By John Sage
A reputation is like a pair of white jocks. Once it gets dirty you can never get it completely clean again.
To be fair, the banks were always going to be easy to hate. People are ready to believe anything unfavourable said about them, and attribute malicious intentions to their mistakes.
What makes the conversation around the royal commission different and more deeply staining is that it’s APRA wagging their finger. It’s the Australian Securities and Investments Commission that’s uncovering factual wrongdoings and deliberate shrouding of toxic culture.
This isn’t just Fred and Mary Jones griping about this month’s mortgage repayments or inefficient service. It’s built-in dishonesty such as charging fees for no service or unnecessary fees charged to customers for moving money between their own accounts, to the tune of $50 million.
So here’s my point.
Any industry or business that’s allowed to operate without real competition becomes fat, sluggish, and is likely to become spoiled and undisciplined.

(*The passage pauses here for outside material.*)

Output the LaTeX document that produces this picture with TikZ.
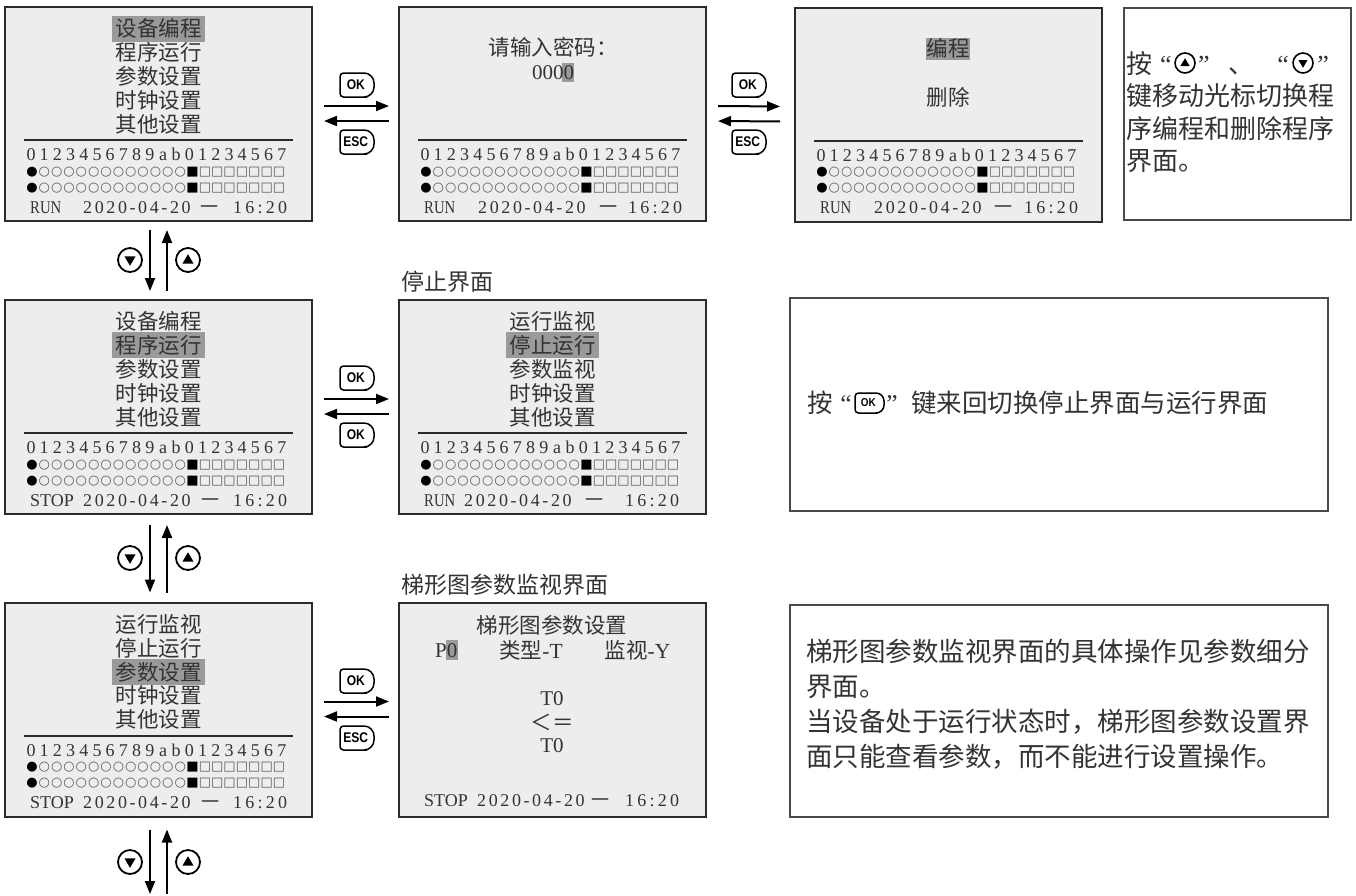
\documentclass[tikz,border=0pt]{standalone}
\usepackage{graphicx}
\usepackage{fontspec}
\setmainfont{Liberation Serif}
\newfontfamily\cjk{Noto Sans CJK SC}
\newfontfamily\symf{DejaVu Sans}
\newfontfamily\keyf{Liberation Sans}
\usetikzlibrary{arrows.meta}

\definecolor{scrbg}{HTML}{EDEDED}
\definecolor{scrline}{HTML}{2B2B2B}
\definecolor{hlgray}{HTML}{9A9A9A}
\definecolor{txtc}{HTML}{333333}
\definecolor{boxline}{HTML}{4A4A4A}
\definecolor{symc}{HTML}{5A5A5A}

\tikzset{
 screen/.style={draw=scrline, line width=2pt, fill=scrbg, minimum width=307pt, minimum height=214pt, inner sep=0pt},
 tbox/.style={draw=boxline, line width=1.4pt, fill=white, inner sep=0pt},
 menu/.style={font=\cjk\fontsize{21.5}{24}\selectfont, text=txtc, inner sep=0pt},
 menuhl/.style={menu, fill=hlgray, minimum width=93pt, minimum height=26pt},
 dig/.style={font=\fontsize{18}{20}\selectfont, text=txtc, inner sep=0pt, anchor=base},
 symo/.style={font=\symf\fontsize{13}{14}\selectfont, text=symc, inner sep=0pt},
 symb/.style={font=\symf\fontsize{13}{14}\selectfont, text=black, inner sep=0pt},
 stat/.style={font=\fontsize{18}{20}\selectfont, text=txtc, inner sep=0pt},
 scrtxt/.style={font=\fontsize{21}{24}\selectfont, text=txtc, inner sep=0pt},
 lbltxt/.style={font=\cjk\fontsize{23}{26}\selectfont, text=txtc, inner sep=0pt},
 rtxt/.style={font=\cjk\fontsize{26}{30}\selectfont, text=txtc, inner sep=0pt},
 rq/.style={font=\fontsize{26}{30}\selectfont, text=txtc, inner sep=0pt, anchor=base},
 harrow/.style={line width=2pt, -{Triangle[length=13pt,width=10pt]}},
 keyline/.style={line width=1.5pt, draw=black},
 keytext/.style={inner sep=0pt},
}

% key button: name, x, y, label, half width, half height, right radius, font size
\newcommand\keybtn[8]{%
 \node[keytext, font=\keyf\bfseries\fontsize{#8}{#8}\selectfont] (#1) at (#2-1.2,#3) {\scalebox{0.86}[1]{#4}};
 \draw[keyline] (#2,#3-#6) [rounded corners=#7pt] -- (#2+#5,#3-#6) -- (#2+#5,#3+#6) -- (#2,#3+#6)
   [rounded corners=3.5pt] -- (#2-#5,#3+#6) -- (#2-#5,#3-#6) -- cycle;
}
% round nav keys: name, x, y, size, line width
\newcommand\navdown[5]{%
 \node[circle, draw=black, line width=#5pt, minimum size=#4pt, inner sep=0pt] (#1) at (#2,#3) {};
 \fill ([shift={(-0.23*#4,-0.15*#4)}]#1.center) -- ([shift={(0.23*#4,-0.15*#4)}]#1.center) -- ([shift={(0,0.24*#4)}]#1.center) -- cycle;
}
\newcommand\navup[5]{%
 \node[circle, draw=black, line width=#5pt, minimum size=#4pt, inner sep=0pt] (#1) at (#2,#3) {};
 \fill ([shift={(-0.23*#4,0.15*#4)}]#1.center) -- ([shift={(0.23*#4,0.15*#4)}]#1.center) -- ([shift={(0,-0.24*#4)}]#1.center) -- cycle;
}
\newcommand\digitline[1]{%
 \foreach \dchar [count=\ii from 0] in {0,1,2,3,4,5,6,7,8,9,a,b,0,1,2,3,4,5,6,7}
   {\node[dig] (#1d\ii) at ({26+13.2*\ii},153.6) {\dchar};}%
}
\newcommand\symline[2]{%
 \node[symb] (#1k0) at (27,#2) {●};
 \foreach \ii in {1,...,12} {\node[symo] (#1k\ii) at ({27+12.35*\ii},#2) {○};}
 \node[symb] (#1k13) at ({27+12.35*13},#2) {■};
 \foreach \ii in {14,...,20} {\node[symo] (#1k\ii) at ({27+12.35*\ii},#2) {□};}
}
% prefix, word, date x, yi x, time x, base y
\newcommand\statusline[6]{%
 \node[stat, anchor=base west] (#1sw) at (25,#6) {#2};
 \node[stat, anchor=base west] (#1sd) at (#3,#6) {\addfontfeature{LetterSpace=14.5}2020-04-20};
 \node[menu, font=\cjk\fontsize{18}{20}\selectfont, anchor=base] (#1sy) at (#4,#6) {一};
 \node[stat, anchor=base west] (#1st) at (#5,#6) {\addfontfeature{LetterSpace=18}16:20};
}
\newcommand\scrbottom[1]{%
 \draw[line width=2pt, scrline] (19,133) -- (288,133);
 \digitline{#1}
 \symline{#1a}{165}
 \symline{#1b}{181}
}
\newcommand\menufive[6]{% prefix, five items
 \node[menu] (#1m1) at (153.5,21.5) {#2};
 \node[menu] (#1m2) at (153.5,45.4) {#3};
 \node[menu] (#1m3) at (153.5,69.3) {#4};
 \node[menu] (#1m4) at (153.5,93.2) {#5};
 \node[menu] (#1m5) at (153.5,117.1) {#6};
}

\begin{document}
\begin{tikzpicture}[x=1pt,y=-1pt]
\useasboundingbox (0,0) rectangle (1356,895);
\fill[white] (0,0) rectangle (1356,895);

% ---------- screens ----------
\node[screen] (A1) at (158.5,114) {};
\node[screen] (B1) at (552.5,114) {};
\node[screen] (C1) at (948.5,114.5) {};
\node[screen] (A2) at (158.5,407) {};
\node[screen] (B2) at (552.5,407) {};
\node[screen] (A3) at (158.5,709.5) {};
\node[screen] (B3) at (552.5,709.5) {};

% A1
\begin{scope}[shift={(5,7)}]
 \menufive{A1}{}{程序运行}{参数设置}{时钟设置}{其他设置}
 \node[menuhl] (A1h) at (153.5,21.5) {设备编程};
 \scrbottom{A1}
 \statusline{A1}{\scalebox{0.82}[1]{RUN}}{78}{204.5}{228}{206}
\end{scope}
% B1
\begin{scope}[shift={(399,7)}]
 \node[menu] (B1t) at (154,40) {请输入密码：};
 \fill[hlgray] (163,56) rectangle (175,75);
 \node[scrtxt, anchor=base] (B1p) at (154,72.1) {0000};
 \scrbottom{B1}
 \statusline{B1}{\scalebox{0.82}[1]{RUN}}{79}{209}{229}{206}
\end{scope}
% C1
\begin{scope}[shift={(795,7.5)}]
 \node[menuhl, minimum width=44pt, minimum height=22pt] (C1a) at (153,41) {编程};
 \node[menu] (C1b) at (153,90) {删除};
 \scrbottom{C1}
 \statusline{C1}{\scalebox{0.82}[1]{RUN}}{79}{208}{229}{206}
\end{scope}
% A2
\begin{scope}[shift={(5,300)}]
 \menufive{A2}{设备编程}{}{参数设置}{时钟设置}{其他设置}
 \node[menuhl] (A2h) at (153.5,45.4) {程序运行};
 \scrbottom{A2}
 \statusline{A2}{STOP}{78}{205}{228}{206}
\end{scope}
% B2
\begin{scope}[shift={(399,300)}]
 \menufive{B2}{运行监视}{}{参数监视}{时钟设置}{其他设置}
 \node[menuhl] (B2h) at (153.5,45.4) {停止运行};
 \scrbottom{B2}
 \statusline{B2}{\scalebox{0.82}[1]{RUN}}{65}{195}{226}{206}
\end{scope}
% A3
\begin{scope}[shift={(5,602.5)}]
 \menufive{A3}{运行监视}{停止运行}{}{时钟设置}{其他设置}
 \node[menuhl] (A3h) at (153.5,69.3) {参数设置};
 \scrbottom{A3}
 \statusline{A3}{STOP}{78}{205}{228}{206}
\end{scope}
% B3
\begin{scope}[shift={(399,602.5)}]
 \node[menu] (B3t) at (153,23) {梯形图参数设置};
 \fill[hlgray] (46.5,37) rectangle (59,57);
 \node[scrtxt, anchor=base west] (B3p) at (36,55) {P0};
 \node[menu] (B3q) at (132,48) {类型\textrm{-T}};
 \node[menu] (B3r) at (238.5,48) {监视\textrm{-Y}};
 \node[scrtxt] (B3s) at (153,96) {T0};
 \node[menu] (B3u) at (153,120) {＜＝};
 \node[scrtxt] (B3v) at (153,143) {T0};
 \statusline{B3}{STOP}{78}{201}{226}{204}
\end{scope}

% labels above screens
\node[lbltxt, anchor=west] (L2) at (401,282) {停止界面};
\node[lbltxt, anchor=west] (L3) at (401,585) {梯形图参数监视界面};

% ---------- text boxes ----------
\node[tbox, minimum width=227pt, minimum height=212pt] (D) at (1237.5,114) {};
\node[tbox, minimum width=538pt, minimum height=213pt] (E) at (1059,404.5) {};
\node[tbox, minimum width=538pt, minimum height=212pt] (F) at (1059,711) {};

% box D
\node[rtxt, anchor=base west] (D1) at (1126,73) {按};
\node[rq] (D2) at (1166,73) {“};
\navup{Du}{1185}{63}{20}{1.6}
\node[rq] (D3) at (1204,73) {”};
\node[rtxt, anchor=base west] (D4) at (1228,73) {、};
\node[rq] (D5) at (1283,73) {“};
\navdown{Dd}{1303}{63}{20}{1.6}
\node[rq] (D6) at (1323,73) {”};
\node[rtxt, anchor=base west] (D7) at (1126,105.5) {键移动光标切换程};
\node[rtxt, anchor=base west] (D8) at (1126,138) {序编程和删除程序};
\node[rtxt, anchor=base west] (D9) at (1126,170.5) {界面。};

% box E
\node[rtxt, font=\cjk\fontsize{25.5}{30}\selectfont, anchor=base west] (E1) at (807,412.7) {按};
\node[rq, font=\fontsize{25.5}{30}\selectfont] (E2) at (846,412.7) {“};
\keybtn{E3}{869.5}{403}{OK}{14.5}{10}{8}{11.5}
\node[rq, font=\fontsize{25.5}{30}\selectfont] (E4) at (892,412.7) {”};
\node[rtxt, font=\cjk\fontsize{25.5}{30}\selectfont, anchor=base west] (E5) at (911,412.7) {键来回切换停止界面与运行界面};

% box F
\begin{scope}[every node/.style={rtxt, font=\cjk\fontsize{26.5}{30}\selectfont, anchor=base west}]
 \node (F1) at (806,661) {梯形图参数监视界面的具体操作见参数细分};
 \node (F2) at (806,696) {界面。};
 \node (F3) at (806,731) {当设备处于运行状态时，梯形图参数设置界};
 \node (F4) at (806,766) {面只能查看参数，而不能进行设置操作。};
\end{scope}

% ---------- horizontal connectors ----------
\draw[harrow, shorten <=11pt, shorten >=9pt] ([yshift=8pt]A1.east) -- ([yshift=8pt]B1.west);
\draw[harrow, shorten <=9pt, shorten >=11pt] ([yshift=-7pt]B1.west) -- ([yshift=-7pt]A1.east);
\draw[harrow, shorten <=11pt, shorten >=14pt] ([yshift=8pt]B1.east) -- ([yshift=8pt]C1.west);
\draw[harrow, shorten <=14pt, shorten >=11pt] ([yshift=-7pt]C1.west) -- ([yshift=-7pt]B1.east);
\draw[harrow, shorten <=11pt, shorten >=9pt] ([yshift=8pt]A2.east) -- ([yshift=8pt]B2.west);
\draw[harrow, shorten <=9pt, shorten >=11pt] ([yshift=-7pt]B2.west) -- ([yshift=-7pt]A2.east);
\draw[harrow, shorten <=11pt, shorten >=9pt] ([yshift=8pt]A3.east) -- ([yshift=8pt]B3.west);
\draw[harrow, shorten <=9pt, shorten >=11pt] ([yshift=-7pt]B3.west) -- ([yshift=-7pt]A3.east);

\keybtn{k1}{357}{85}{OK}{17}{12}{10}{14}
\keybtn{k2}{357}{142}{ESC}{17}{12}{10}{14}
\keybtn{k3}{749}{85}{OK}{17}{12}{10}{14}
\keybtn{k4}{749}{142}{ESC}{17}{12}{10}{14}
\keybtn{k5}{357}{378}{OK}{17}{12}{10}{14}
\keybtn{k6}{357}{435}{OK}{17}{12}{10}{14}
\keybtn{k7}{357}{681}{OK}{17}{12}{10}{14}
\keybtn{k8}{357}{738}{ESC}{17}{12}{10}{14}

% ---------- vertical connectors ----------
\draw[harrow, shorten <=8pt, shorten >=8pt] ([xshift=-8.5pt]A1.south) -- ([xshift=-8.5pt]A2.north);
\draw[harrow, shorten <=8pt, shorten >=8pt] ([xshift=8.5pt]A2.north) -- ([xshift=8.5pt]A1.south);
\navdown{n1d}{130}{260}{24}{1.8}
\navup{n1u}{188}{260}{24}{1.8}

\draw[harrow, shorten <=10pt, shorten >=9pt] ([xshift=-8.5pt]A2.south) -- ([xshift=-8.5pt]A3.north);
\draw[harrow, shorten <=9pt, shorten >=10pt] ([xshift=8.5pt]A3.north) -- ([xshift=8.5pt]A2.south);
\navdown{n2d}{130}{558}{24}{1.8}
\navup{n2u}{188}{558}{24}{1.8}

\coordinate (A4) at (158.5,894);
\draw[harrow, shorten <=12pt] ([xshift=-8.5pt]A3.south) -- ([xshift=-8.5pt]A4);
\draw[harrow, shorten >=12pt] ([xshift=8.5pt]A4) -- ([xshift=8.5pt]A3.south);
\navdown{n3d}{130}{862}{24}{1.8}
\navup{n3u}{188}{862}{24}{1.8}
\end{tikzpicture}
\end{document}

This is what has happened with the banks.
A Better Way
If you are on your toes, taking regular action to keep your customers happy, and pushing yourself to be better than the competition, it benefits the consumers. It gives consumers the opportunity to say, “I see that your competitor can offer me a comparable product with much better conditions. Can you match it or should I leave?”
If there are no genuine competitors, consumers are stuck choosing between bad and worse.
Consumers have come to not expect much from the big banks. The very least they expected was to not be deliberately screwed over. The idea that the institutions they bank and invest with should be ethically sound and provide them strong service and returns were daydreams.
So what’s the solution? Beyond the pain that the current royal commission will dish out, how do we get the banks to try harder permanently?
We set a higher standard. We give them competition. We give consumers something better.
We finish the monopoly and move our business and money to better options.
That will not only give them the message loud and clear, but it will make sure your money is getting the respect and results it deserves.
There’s a fine line between compliance and having room for healthy competition. That’s the point we need to reach after all the dust settles.